22 February 2011

Landscaping, Take Two

Last week we met with our landscape designer for the final plan. To refresh your memory, here's the first draft:



And now the (more or less) final version:



The main changes are as follows:
  • We added the oak tree in the front yard (which should always have been there...two of them, actually).
  • We extended the planting bed around to the left side in the front to accommodate an agave (which also should have been in the first draft). What's an agave? It's a cactus-like plant that might look like this variegated specimen:


Or like this all-green one (back when it was dressed up for the holidays):


  • We moved the raised vegetable garden beds closer to the house so we could extend the bushes all the way across the back of the lot.
  • We extended the planting bed on the back right side of the house.
Many of these measures were due to the need to reduce the size of our lawn, as the green building program requires that we have no more than 2,000 square feet of turn grass in order to obtain a five-star rating. (Fortunately, the first 18 feet of "our" yard, measuring from the curb, is the city's right-of-way, so it doesn't count against our 2,000 square feet.

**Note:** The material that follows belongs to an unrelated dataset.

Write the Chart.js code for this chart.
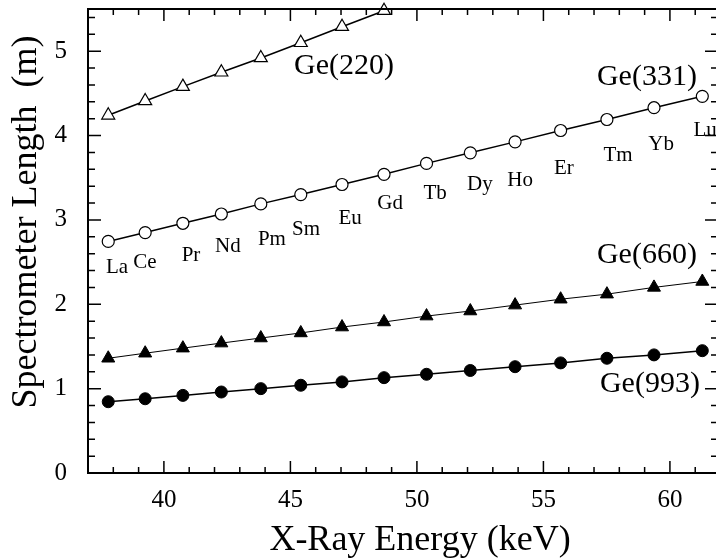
<!DOCTYPE html>
<html>
<head>
<meta charset="utf-8">
<script src="https://cdn.jsdelivr.net/npm/chart.js@4.4.1/dist/chart.umd.min.js"></script>
<style>
  html, body { margin: 0; padding: 0; background: #fff; overflow: hidden; }
  canvas { display: block; width: 722px; height: 558px; }
</style>
</head>
<body>
<canvas id="grafico" width="722" height="558"></canvas>
<script>
// energias K-beta (keV) de cada elemento
const energia = [37.80, 39.26, 40.75, 42.27, 43.83, 45.41, 47.04, 48.70, 50.38, 52.11, 53.88, 55.68, 57.51, 59.37, 61.28];
const elementos = ["La", "Ce", "Pr", "Nd", "Pm", "Sm", "Eu", "Gd", "Tb", "Dy", "Ho", "Er", "Tm", "Yb", "Lu"];

// comprimento do espectrometro (m) para cada cristal
const ge220 = [4.24, 4.41, 4.58, 4.75, 4.92, 5.10, 5.29, 5.48];
const ge331 = [2.745, 2.85, 2.96, 3.07, 3.19, 3.30, 3.42, 3.54, 3.67, 3.795, 3.925, 4.06, 4.19, 4.33, 4.465];
const ge660 = [1.36, 1.42, 1.48, 1.54, 1.60, 1.66, 1.73, 1.79, 1.86, 1.92, 1.99, 2.06, 2.12, 2.20, 2.27];
const ge993 = [0.845, 0.88, 0.92, 0.96, 1.00, 1.04, 1.08, 1.13, 1.17, 1.215, 1.26, 1.305, 1.36, 1.40, 1.45];

// ticks dos eixos
const ticksX = [40, 45, 50, 55, 60];
const ticksY = [0, 1, 2, 3, 4, 5];

// posicao (em coordenadas dos dados) dos rotulos dos elementos
const rotuloX = [38.15, 39.25, 41.07, 42.53, 44.27, 45.62, 47.36, 48.94, 50.72, 52.49, 54.08, 55.81, 57.95, 59.65, 61.39];
const rotuloY = [2.44, 2.50, 2.58, 2.69, 2.77, 2.89, 3.02, 3.20, 3.31, 3.42, 3.47, 3.61, 3.76, 3.89, 4.06];

// nomes das series e onde ficam escritos
const nomesSeries = ["Ge(220)", "Ge(331)", "Ge(660)", "Ge(993)"];
const nomesX = [47.12, 59.09, 59.09, 59.21];
const nomesY = [4.82, 4.69, 2.58, 1.05];

const fonte = "'Liberation Serif', 'Times New Roman', serif";

function pontos(valores) {
  return valores.map((v, i) => ({ x: energia[i], y: v }));
}

// desenha moldura, ticks para dentro e textos
const extras = {
  id: "extras",
  afterDraw(chart) {
    const ctx = chart.ctx;
    const a = chart.chartArea;
    const sx = chart.scales.x;
    const sy = chart.scales.y;
    ctx.save();
    ctx.strokeStyle = "#000";
    ctx.lineWidth = 2;
    ctx.strokeRect(a.left, a.top, a.right - a.left, a.bottom - a.top);

    ctx.lineWidth = 1.5;
    ctx.beginPath();
    for (let v = 37; v <= 61.9; v += 1) {
      const px = sx.getPixelForValue(v);
      const len = v % 5 === 0 ? 12 : 6;
      ctx.moveTo(px, a.bottom); ctx.lineTo(px, a.bottom - len);
      ctx.moveTo(px, a.top); ctx.lineTo(px, a.top + len);
    }
    for (let k = 0; k <= 27; k++) {
      const v = k * 0.2;
      const py = sy.getPixelForValue(v);
      const len = k % 5 === 0 ? 13 : 7;
      ctx.moveTo(a.left, py); ctx.lineTo(a.left + len, py);
      ctx.moveTo(a.right, py); ctx.lineTo(a.right - len, py);
    }
    ctx.stroke();

    ctx.fillStyle = "#000";
    ctx.textAlign = "center";
    ctx.textBaseline = "middle";

    ctx.font = "21px " + fonte;
    elementos.forEach((el, i) => {
      ctx.fillText(el, sx.getPixelForValue(rotuloX[i]), sy.getPixelForValue(rotuloY[i]));
    });

    ctx.font = "30px " + fonte;
    nomesSeries.forEach((n, i) => {
      ctx.fillText(n, sx.getPixelForValue(nomesX[i]), sy.getPixelForValue(nomesY[i]));
    });

    // titulos dos eixos
    ctx.font = "36px " + fonte;
    ctx.textBaseline = "alphabetic";
    ctx.fillText("X-Ray Energy (keV)", 420, 550);
    ctx.translate(36, 222);
    ctx.rotate(-Math.PI / 2);
    ctx.fillText("Spectrometer Length  (m)", 0, 0);
    ctx.restore();
  }
};

function grafico() {
  const ctx = document.getElementById("grafico");
  new Chart(ctx, {
    type: "line",
    data: {
      datasets: [
        {
          label: "Ge(220)",
          data: pontos(ge220),
          borderColor: "#000",
          borderWidth: 1.5,
          pointStyle: "triangle",
          pointRadius: 7.5,
          pointBorderWidth: 1.2,
          pointBackgroundColor: "#fff",
          pointBorderColor: "#000",
          clip: false,
        },
        {
          label: "Ge(331)",
          data: pontos(ge331),
          borderColor: "#000",
          borderWidth: 1.5,
          pointStyle: "circle",
          pointRadius: 6,
          pointBorderWidth: 1.2,
          pointBackgroundColor: "#fff",
          pointBorderColor: "#000",
        },
        {
          label: "Ge(660)",
          data: pontos(ge660),
          borderColor: "#000",
          borderWidth: 1,
          pointStyle: "triangle",
          pointRadius: 7.5,
          pointBorderWidth: 1,
          pointBackgroundColor: "#000",
          pointBorderColor: "#000",
        },
        {
          label: "Ge(993)",
          data: pontos(ge993),
          borderColor: "#000",
          borderWidth: 1.5,
          pointStyle: "circle",
          pointRadius: 6,
          pointBorderWidth: 1,
          pointBackgroundColor: "#000",
          pointBorderColor: "#000",
        },
      ],
    },
    options: {
      responsive: false,
      animation: false,
      layout: { autoPadding: false, padding: { top: 9, right: 4, left: 0, bottom: 0 } },
      plugins: { legend: { display: false }, tooltip: { enabled: false } },
      elements: { line: { tension: 0 } },
      scales: {
        x: {
          type: "linear",
          min: 37,
          max: 61.9,
          grid: { display: false },
          border: { display: false },
          ticks: { color: "#000", font: { family: fonte, size: 25 }, padding: 4, maxRotation: 0 },
          afterBuildTicks: (s) => { s.ticks = ticksX.map((v) => ({ value: v })); },
          afterFit: (s) => { s.height = 85; s.paddingLeft = 0; s.paddingRight = 0; },
        },
        y: {
          min: 0,
          max: 5.5,
          grid: { display: false },
          border: { display: false },
          ticks: { color: "#000", font: { family: fonte, size: 25 }, padding: 13 },
          afterBuildTicks: (s) => { s.ticks = ticksY.map((v) => ({ value: v })); },
          afterFit: (s) => { s.width = 88; s.paddingTop = 0; s.paddingBottom = 0; },
        },
      },
    },
    plugins: [extras],
  });
}

grafico();
</script>
</body>
</html>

Good thing, too, as that's about 1,000 square feet right there.) The weird thing about that requirement is that we could fill up square footage with a pool -- which uses tons of water and electricity -- without any green building penalty, but even low-water, drought-resistant grass is offensive beyond the 2,000th square foot. Likewise, we are required to use certain native plants; in theory, a single "illegal" plant would keep us from getting that coveted fifth star, but if we replaced that plant with a huge, inefficient swimming pool, that's A-OK. But anyway....

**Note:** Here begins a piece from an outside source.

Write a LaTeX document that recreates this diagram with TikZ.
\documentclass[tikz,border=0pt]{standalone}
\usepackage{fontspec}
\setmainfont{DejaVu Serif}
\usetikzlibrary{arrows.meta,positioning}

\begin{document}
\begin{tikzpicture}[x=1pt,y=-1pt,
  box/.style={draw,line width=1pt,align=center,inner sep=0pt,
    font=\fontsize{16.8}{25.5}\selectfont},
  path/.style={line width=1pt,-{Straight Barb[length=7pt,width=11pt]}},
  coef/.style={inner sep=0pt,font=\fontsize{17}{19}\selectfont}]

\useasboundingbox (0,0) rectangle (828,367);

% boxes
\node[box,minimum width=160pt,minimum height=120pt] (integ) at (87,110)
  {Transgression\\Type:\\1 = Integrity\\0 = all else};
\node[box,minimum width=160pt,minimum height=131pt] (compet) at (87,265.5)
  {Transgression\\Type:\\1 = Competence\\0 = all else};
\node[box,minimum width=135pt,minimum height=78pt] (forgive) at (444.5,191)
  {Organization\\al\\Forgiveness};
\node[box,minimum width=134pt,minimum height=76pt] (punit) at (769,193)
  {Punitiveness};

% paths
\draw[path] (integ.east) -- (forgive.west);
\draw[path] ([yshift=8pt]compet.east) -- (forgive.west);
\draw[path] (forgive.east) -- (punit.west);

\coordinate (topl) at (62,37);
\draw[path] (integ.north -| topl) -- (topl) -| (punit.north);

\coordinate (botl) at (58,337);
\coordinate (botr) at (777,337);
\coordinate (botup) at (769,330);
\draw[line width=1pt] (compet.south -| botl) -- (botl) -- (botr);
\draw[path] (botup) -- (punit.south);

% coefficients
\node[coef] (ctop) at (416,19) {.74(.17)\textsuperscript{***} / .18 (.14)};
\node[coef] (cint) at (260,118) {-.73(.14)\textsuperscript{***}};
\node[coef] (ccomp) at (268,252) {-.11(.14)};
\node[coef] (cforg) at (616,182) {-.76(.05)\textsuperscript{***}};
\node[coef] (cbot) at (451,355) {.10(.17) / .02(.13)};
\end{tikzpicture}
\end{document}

The landscape designer gave us a quote for most of the work, but we have serious reservations about going forward with her, so we're exploring other options. In particular, we're looking at bidding out the site preparation (grading, dirt removal, and soil prep) and/or sod portions of the work and handling a lot of the rest ourselves...on a more extended schedule than we had first planned. So we're switching gears from writing a check to have everything done in a week or two to thinking about:
  • the order in which all of the steps need to take place (including the concrete work, for which we already have a quote, and the sprinkler system)
  • our soil preparation needs (the dirt in this area is pretty poor, so it's imperative that we amend it with better soil -- plus the green building program requires us to use 6" of topsoil with 25% compost under all lawn areas)
  • what equipment we might need to rent for the parts of the work we're considering doing ourselves
  • other landscapers we should contact for bids for the work we don't want to do on our own
It feels like the start of the construction process all over again...and we're still weary from the last time.